The film is a psychological exploration of life as it shifts back and forth between two parallel planes. One plane might be called the ordinary world. With her mother, who has recently married the cruel Captain Vidal, Ofelia has moved to the headquarters of a military outpost in the north of Spain, where Fascist government forces commanded by Vidal are trying to put down a resistance force of guerillas left over from the Civil War. The other plane is of Ofelia's fantasies, derived from fairy tales that she reads, in which she is a princess who has to prove her worth, and reach her dominion, by completing three seemingly impossible tasks. Making two planes explicit is an engaging process in art: one plane can afford meaning to the other.

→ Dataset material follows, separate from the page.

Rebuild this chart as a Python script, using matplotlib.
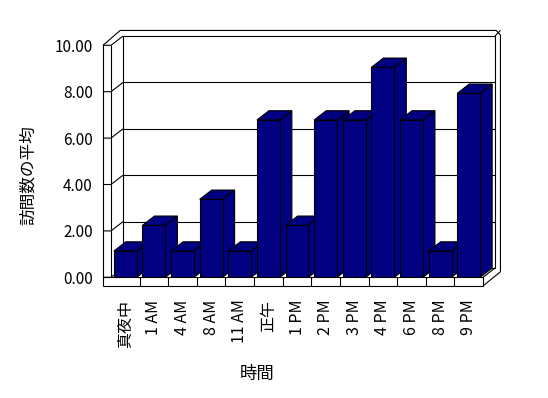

Guillermo del Toro is wonderfully accomplished as a visual thinker, and many of the images of the film are striking and thought-provoking. The film is true piece of modern surrealism. Several friends, whose judgement I trust, were very moved by it. I was not so moved, but I admired its artistry. Combining my friends' and my own judgement, I think it gets four out of five stars. You can read a longer review by clicking here.

2 comments:

scot in exile said...

why not so moved as yur friends? not that you should be, obviously!

Keith Oatley said...

Thanks, Scot in Exile, for this comment. I have wondered why I was not so moved by this film as my friends. I think it was partly that I did not get it in the same way as some of my friends did. I was trying to see how one plane (reality or fantasy) informed and enlarged the other when, as I now understand the film, the two planes are parallel, and meaning seeps from the one to the other. As my friend and colleague Maja pointed out to me, I was brought up in a world where I have expected people to be decent. For many the world is not like that, and so the representation of a little girl, Ofelia, being able to act out of consideration for another offers a deeply moving example.